## SOURCE MATERIAL

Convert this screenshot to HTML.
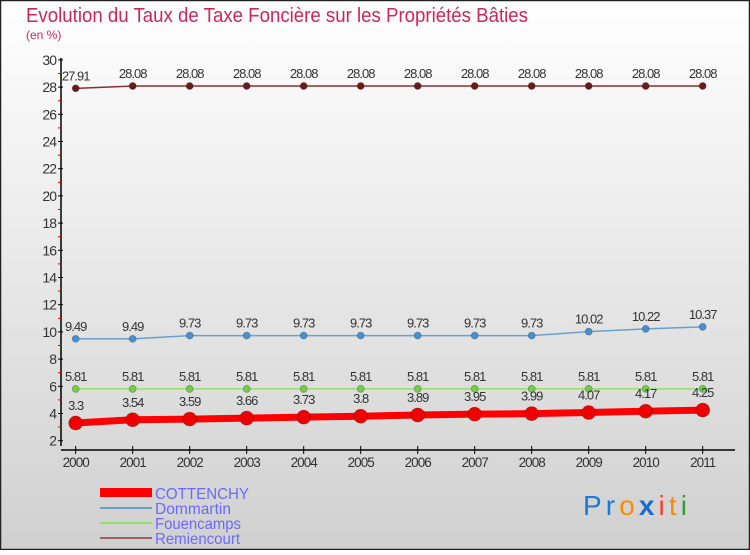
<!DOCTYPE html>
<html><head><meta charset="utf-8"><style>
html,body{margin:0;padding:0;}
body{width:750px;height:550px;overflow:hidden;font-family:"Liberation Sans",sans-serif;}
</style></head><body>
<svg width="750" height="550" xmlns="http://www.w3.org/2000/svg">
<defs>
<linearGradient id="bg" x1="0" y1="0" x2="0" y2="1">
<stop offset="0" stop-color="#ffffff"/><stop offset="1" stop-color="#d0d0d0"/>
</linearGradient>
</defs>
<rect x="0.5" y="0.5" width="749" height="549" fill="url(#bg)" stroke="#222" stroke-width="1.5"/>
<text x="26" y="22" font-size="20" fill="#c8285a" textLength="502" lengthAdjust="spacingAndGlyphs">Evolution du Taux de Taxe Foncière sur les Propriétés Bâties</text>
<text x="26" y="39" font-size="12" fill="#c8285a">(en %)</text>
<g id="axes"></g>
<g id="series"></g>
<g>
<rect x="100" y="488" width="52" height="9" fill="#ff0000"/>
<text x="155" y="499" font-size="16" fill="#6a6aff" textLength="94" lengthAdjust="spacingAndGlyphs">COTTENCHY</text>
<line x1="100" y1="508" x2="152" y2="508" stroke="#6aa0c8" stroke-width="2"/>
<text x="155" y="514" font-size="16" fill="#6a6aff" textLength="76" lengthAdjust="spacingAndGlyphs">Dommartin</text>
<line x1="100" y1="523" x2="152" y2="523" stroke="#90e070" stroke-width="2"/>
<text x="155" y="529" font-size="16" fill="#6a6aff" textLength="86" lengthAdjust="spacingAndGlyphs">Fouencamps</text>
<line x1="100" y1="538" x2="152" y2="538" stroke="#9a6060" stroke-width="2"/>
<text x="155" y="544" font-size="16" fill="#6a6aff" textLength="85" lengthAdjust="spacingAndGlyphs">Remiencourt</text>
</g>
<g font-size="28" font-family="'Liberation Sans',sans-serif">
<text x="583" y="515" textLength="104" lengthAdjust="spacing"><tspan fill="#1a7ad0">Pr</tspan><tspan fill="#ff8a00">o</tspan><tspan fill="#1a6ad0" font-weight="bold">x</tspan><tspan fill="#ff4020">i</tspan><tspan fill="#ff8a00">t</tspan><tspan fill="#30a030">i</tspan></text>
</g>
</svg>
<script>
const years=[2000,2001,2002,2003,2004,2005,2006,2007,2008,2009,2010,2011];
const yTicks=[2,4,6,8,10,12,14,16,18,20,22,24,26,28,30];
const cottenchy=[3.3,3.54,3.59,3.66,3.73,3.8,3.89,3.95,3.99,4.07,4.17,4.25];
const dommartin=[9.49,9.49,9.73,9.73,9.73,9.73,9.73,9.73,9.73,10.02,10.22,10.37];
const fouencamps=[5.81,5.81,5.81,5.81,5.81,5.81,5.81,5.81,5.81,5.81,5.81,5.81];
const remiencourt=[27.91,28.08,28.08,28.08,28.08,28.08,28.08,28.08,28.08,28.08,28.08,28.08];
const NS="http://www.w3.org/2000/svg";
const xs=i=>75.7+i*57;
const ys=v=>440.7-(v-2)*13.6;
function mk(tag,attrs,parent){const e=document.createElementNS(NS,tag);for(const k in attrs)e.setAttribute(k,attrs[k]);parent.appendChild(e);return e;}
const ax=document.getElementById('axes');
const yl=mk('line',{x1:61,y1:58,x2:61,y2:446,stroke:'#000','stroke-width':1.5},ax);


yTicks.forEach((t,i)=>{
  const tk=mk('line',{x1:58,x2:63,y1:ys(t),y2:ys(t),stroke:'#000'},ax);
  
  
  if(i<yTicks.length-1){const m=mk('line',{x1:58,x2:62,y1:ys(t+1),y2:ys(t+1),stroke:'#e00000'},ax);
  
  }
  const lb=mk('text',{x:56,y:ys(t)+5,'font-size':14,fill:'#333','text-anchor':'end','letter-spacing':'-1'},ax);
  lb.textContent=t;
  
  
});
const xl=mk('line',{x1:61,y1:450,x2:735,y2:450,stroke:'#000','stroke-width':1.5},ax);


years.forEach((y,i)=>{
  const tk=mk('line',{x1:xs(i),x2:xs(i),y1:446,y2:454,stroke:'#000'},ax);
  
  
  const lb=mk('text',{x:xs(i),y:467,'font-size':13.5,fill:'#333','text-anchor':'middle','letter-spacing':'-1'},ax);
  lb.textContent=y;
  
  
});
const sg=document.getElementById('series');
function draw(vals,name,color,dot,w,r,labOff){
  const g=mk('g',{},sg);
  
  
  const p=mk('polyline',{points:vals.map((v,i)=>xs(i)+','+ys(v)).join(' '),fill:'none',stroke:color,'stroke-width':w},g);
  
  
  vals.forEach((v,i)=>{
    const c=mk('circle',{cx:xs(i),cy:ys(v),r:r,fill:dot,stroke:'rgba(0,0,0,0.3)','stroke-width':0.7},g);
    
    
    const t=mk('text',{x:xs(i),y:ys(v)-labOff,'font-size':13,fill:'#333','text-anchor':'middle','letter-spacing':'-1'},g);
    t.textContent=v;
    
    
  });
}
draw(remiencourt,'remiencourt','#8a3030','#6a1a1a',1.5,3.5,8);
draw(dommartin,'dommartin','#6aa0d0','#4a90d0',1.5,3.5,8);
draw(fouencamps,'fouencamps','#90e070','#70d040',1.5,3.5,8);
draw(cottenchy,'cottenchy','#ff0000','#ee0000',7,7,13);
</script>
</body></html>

## WHAT IS ASKED
Reproduce the material in full, word for word, and omit the pictures.

## COMPLETE ANSWER
Convert this screenshot to HTML.
<!DOCTYPE html>
<html><head><meta charset="utf-8"><style>
html,body{margin:0;padding:0;}
body{width:750px;height:550px;overflow:hidden;font-family:"Liberation Sans",sans-serif;}
</style></head><body>
<svg width="750" height="550" xmlns="http://www.w3.org/2000/svg">
<defs>
<linearGradient id="bg" x1="0" y1="0" x2="0" y2="1">
<stop offset="0" stop-color="#ffffff"/><stop offset="1" stop-color="#d0d0d0"/>
</linearGradient>
</defs>
<rect x="0.5" y="0.5" width="749" height="549" fill="url(#bg)" stroke="#222" stroke-width="1.5"/>
<text x="26" y="22" font-size="20" fill="#c8285a" textLength="502" lengthAdjust="spacingAndGlyphs">Evolution du Taux de Taxe Foncière sur les Propriétés Bâties</text>
<text x="26" y="39" font-size="12" fill="#c8285a">(en %)</text>
<g id="axes"></g>
<g id="series"></g>
<g>
<rect x="100" y="488" width="52" height="9" fill="#ff0000"/>
<text x="155" y="499" font-size="16" fill="#6a6aff" textLength="94" lengthAdjust="spacingAndGlyphs">COTTENCHY</text>
<line x1="100" y1="508" x2="152" y2="508" stroke="#6aa0c8" stroke-width="2"/>
<text x="155" y="514" font-size="16" fill="#6a6aff" textLength="76" lengthAdjust="spacingAndGlyphs">Dommartin</text>
<line x1="100" y1="523" x2="152" y2="523" stroke="#90e070" stroke-width="2"/>
<text x="155" y="529" font-size="16" fill="#6a6aff" textLength="86" lengthAdjust="spacingAndGlyphs">Fouencamps</text>
<line x1="100" y1="538" x2="152" y2="538" stroke="#9a6060" stroke-width="2"/>
<text x="155" y="544" font-size="16" fill="#6a6aff" textLength="85" lengthAdjust="spacingAndGlyphs">Remiencourt</text>
</g>
<g font-size="28" font-family="'Liberation Sans',sans-serif">
<text x="583" y="515" textLength="104" lengthAdjust="spacing"><tspan fill="#1a7ad0">Pr</tspan><tspan fill="#ff8a00">o</tspan><tspan fill="#1a6ad0" font-weight="bold">x</tspan><tspan fill="#ff4020">i</tspan><tspan fill="#ff8a00">t</tspan><tspan fill="#30a030">i</tspan></text>
</g>
</svg>
<script>
const years=[2000,2001,2002,2003,2004,2005,2006,2007,2008,2009,2010,2011];
const yTicks=[2,4,6,8,10,12,14,16,18,20,22,24,26,28,30];
const cottenchy=[3.3,3.54,3.59,3.66,3.73,3.8,3.89,3.95,3.99,4.07,4.17,4.25];
const dommartin=[9.49,9.49,9.73,9.73,9.73,9.73,9.73,9.73,9.73,10.02,10.22,10.37];
const fouencamps=[5.81,5.81,5.81,5.81,5.81,5.81,5.81,5.81,5.81,5.81,5.81,5.81];
const remiencourt=[27.91,28.08,28.08,28.08,28.08,28.08,28.08,28.08,28.08,28.08,28.08,28.08];
const NS="http://www.w3.org/2000/svg";
const xs=i=>75.7+i*57;
const ys=v=>440.7-(v-2)*13.6;
function mk(tag,attrs,parent){const e=document.createElementNS(NS,tag);for(const k in attrs)e.setAttribute(k,attrs[k]);parent.appendChild(e);return e;}
const ax=document.getElementById('axes');
const yl=mk('line',{x1:61,y1:58,x2:61,y2:446,stroke:'#000','stroke-width':1.5},ax);


yTicks.forEach((t,i)=>{
  const tk=mk('line',{x1:58,x2:63,y1:ys(t),y2:ys(t),stroke:'#000'},ax);
  
  
  if(i<yTicks.length-1){const m=mk('line',{x1:58,x2:62,y1:ys(t+1),y2:ys(t+1),stroke:'#e00000'},ax);
  
  }
  const lb=mk('text',{x:56,y:ys(t)+5,'font-size':14,fill:'#333','text-anchor':'end','letter-spacing':'-1'},ax);
  lb.textContent=t;
  
  
});
const xl=mk('line',{x1:61,y1:450,x2:735,y2:450,stroke:'#000','stroke-width':1.5},ax);


years.forEach((y,i)=>{
  const tk=mk('line',{x1:xs(i),x2:xs(i),y1:446,y2:454,stroke:'#000'},ax);
  
  
  const lb=mk('text',{x:xs(i),y:467,'font-size':13.5,fill:'#333','text-anchor':'middle','letter-spacing':'-1'},ax);
  lb.textContent=y;
  
  
});
const sg=document.getElementById('series');
function draw(vals,name,color,dot,w,r,labOff){
  const g=mk('g',{},sg);
  
  
  const p=mk('polyline',{points:vals.map((v,i)=>xs(i)+','+ys(v)).join(' '),fill:'none',stroke:color,'stroke-width':w},g);
  
  
  vals.forEach((v,i)=>{
    const c=mk('circle',{cx:xs(i),cy:ys(v),r:r,fill:dot,stroke:'rgba(0,0,0,0.3)','stroke-width':0.7},g);
    
    
    const t=mk('text',{x:xs(i),y:ys(v)-labOff,'font-size':13,fill:'#333','text-anchor':'middle','letter-spacing':'-1'},g);
    t.textContent=v;
    
    
  });
}
draw(remiencourt,'remiencourt','#8a3030','#6a1a1a',1.5,3.5,8);
draw(dommartin,'dommartin','#6aa0d0','#4a90d0',1.5,3.5,8);
draw(fouencamps,'fouencamps','#90e070','#70d040',1.5,3.5,8);
draw(cottenchy,'cottenchy','#ff0000','#ee0000',7,7,13);
</script>
</body></html>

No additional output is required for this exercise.